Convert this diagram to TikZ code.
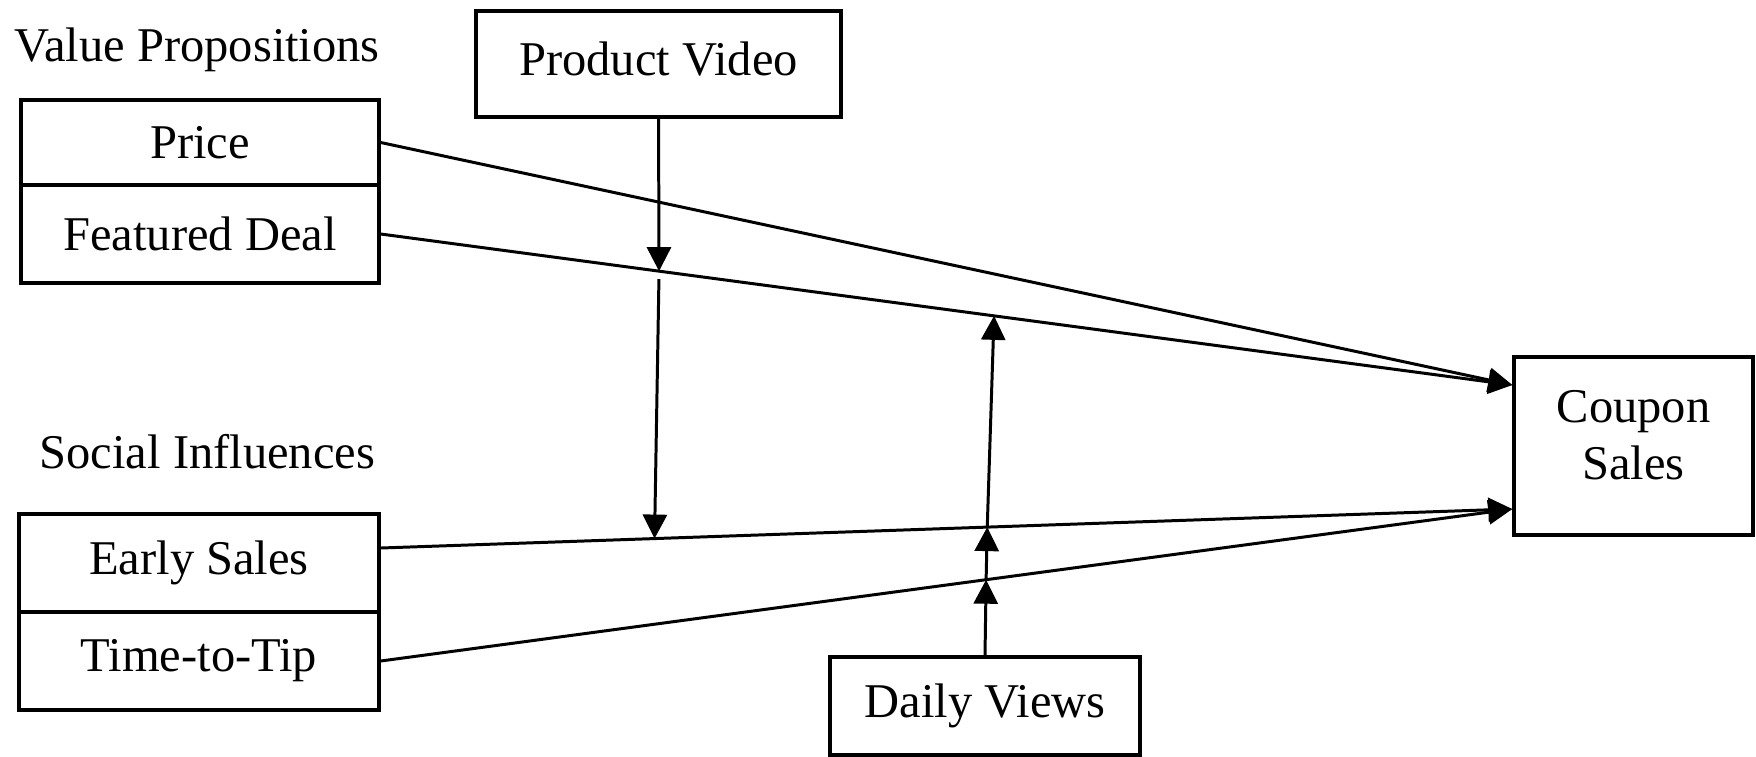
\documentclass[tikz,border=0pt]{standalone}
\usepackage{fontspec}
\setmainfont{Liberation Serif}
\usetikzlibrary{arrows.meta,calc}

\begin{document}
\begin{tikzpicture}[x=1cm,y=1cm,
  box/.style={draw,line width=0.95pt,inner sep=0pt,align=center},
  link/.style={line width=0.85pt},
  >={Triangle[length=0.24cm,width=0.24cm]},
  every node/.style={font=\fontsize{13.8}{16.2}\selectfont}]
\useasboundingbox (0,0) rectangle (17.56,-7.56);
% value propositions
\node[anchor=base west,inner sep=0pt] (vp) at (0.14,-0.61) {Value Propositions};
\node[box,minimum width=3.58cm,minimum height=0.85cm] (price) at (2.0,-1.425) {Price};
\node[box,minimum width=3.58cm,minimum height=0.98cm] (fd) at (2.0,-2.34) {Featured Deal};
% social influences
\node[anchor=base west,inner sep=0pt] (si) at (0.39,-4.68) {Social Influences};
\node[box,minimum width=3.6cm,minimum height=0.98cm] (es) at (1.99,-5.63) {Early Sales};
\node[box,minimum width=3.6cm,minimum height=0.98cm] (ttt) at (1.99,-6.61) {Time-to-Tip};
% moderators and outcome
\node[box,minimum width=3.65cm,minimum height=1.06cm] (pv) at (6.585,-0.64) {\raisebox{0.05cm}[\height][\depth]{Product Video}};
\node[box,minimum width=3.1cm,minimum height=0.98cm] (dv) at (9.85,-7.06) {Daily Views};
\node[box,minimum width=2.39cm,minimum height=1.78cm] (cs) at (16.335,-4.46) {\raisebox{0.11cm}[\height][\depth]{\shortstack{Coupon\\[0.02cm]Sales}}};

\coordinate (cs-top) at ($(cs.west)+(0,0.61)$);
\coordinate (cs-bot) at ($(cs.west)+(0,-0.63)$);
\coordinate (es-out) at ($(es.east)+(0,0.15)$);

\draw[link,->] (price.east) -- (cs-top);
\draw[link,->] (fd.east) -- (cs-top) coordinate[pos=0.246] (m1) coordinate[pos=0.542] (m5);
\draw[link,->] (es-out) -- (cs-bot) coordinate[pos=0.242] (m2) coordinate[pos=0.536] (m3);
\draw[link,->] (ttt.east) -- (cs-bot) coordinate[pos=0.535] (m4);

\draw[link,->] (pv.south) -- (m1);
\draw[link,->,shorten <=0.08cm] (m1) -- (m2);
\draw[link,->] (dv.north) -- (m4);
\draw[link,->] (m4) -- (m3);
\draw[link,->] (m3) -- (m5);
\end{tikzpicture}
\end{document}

========================

_Exercise brief_
Return the listing above in full and without alteration, excluding its pictures.

_Reply_
Convert this diagram to TikZ code.
\documentclass[tikz,border=0pt]{standalone}
\usepackage{fontspec}
\setmainfont{Liberation Serif}
\usetikzlibrary{arrows.meta,calc}

\begin{document}
\begin{tikzpicture}[x=1cm,y=1cm,
  box/.style={draw,line width=0.95pt,inner sep=0pt,align=center},
  link/.style={line width=0.85pt},
  >={Triangle[length=0.24cm,width=0.24cm]},
  every node/.style={font=\fontsize{13.8}{16.2}\selectfont}]
\useasboundingbox (0,0) rectangle (17.56,-7.56);
% value propositions
\node[anchor=base west,inner sep=0pt] (vp) at (0.14,-0.61) {Value Propositions};
\node[box,minimum width=3.58cm,minimum height=0.85cm] (price) at (2.0,-1.425) {Price};
\node[box,minimum width=3.58cm,minimum height=0.98cm] (fd) at (2.0,-2.34) {Featured Deal};
% social influences
\node[anchor=base west,inner sep=0pt] (si) at (0.39,-4.68) {Social Influences};
\node[box,minimum width=3.6cm,minimum height=0.98cm] (es) at (1.99,-5.63) {Early Sales};
\node[box,minimum width=3.6cm,minimum height=0.98cm] (ttt) at (1.99,-6.61) {Time-to-Tip};
% moderators and outcome
\node[box,minimum width=3.65cm,minimum height=1.06cm] (pv) at (6.585,-0.64) {\raisebox{0.05cm}[\height][\depth]{Product Video}};
\node[box,minimum width=3.1cm,minimum height=0.98cm] (dv) at (9.85,-7.06) {Daily Views};
\node[box,minimum width=2.39cm,minimum height=1.78cm] (cs) at (16.335,-4.46) {\raisebox{0.11cm}[\height][\depth]{\shortstack{Coupon\\[0.02cm]Sales}}};

\coordinate (cs-top) at ($(cs.west)+(0,0.61)$);
\coordinate (cs-bot) at ($(cs.west)+(0,-0.63)$);
\coordinate (es-out) at ($(es.east)+(0,0.15)$);

\draw[link,->] (price.east) -- (cs-top);
\draw[link,->] (fd.east) -- (cs-top) coordinate[pos=0.246] (m1) coordinate[pos=0.542] (m5);
\draw[link,->] (es-out) -- (cs-bot) coordinate[pos=0.242] (m2) coordinate[pos=0.536] (m3);
\draw[link,->] (ttt.east) -- (cs-bot) coordinate[pos=0.535] (m4);

\draw[link,->] (pv.south) -- (m1);
\draw[link,->,shorten <=0.08cm] (m1) -- (m2);
\draw[link,->] (dv.north) -- (m4);
\draw[link,->] (m4) -- (m3);
\draw[link,->] (m3) -- (m5);
\end{tikzpicture}
\end{document}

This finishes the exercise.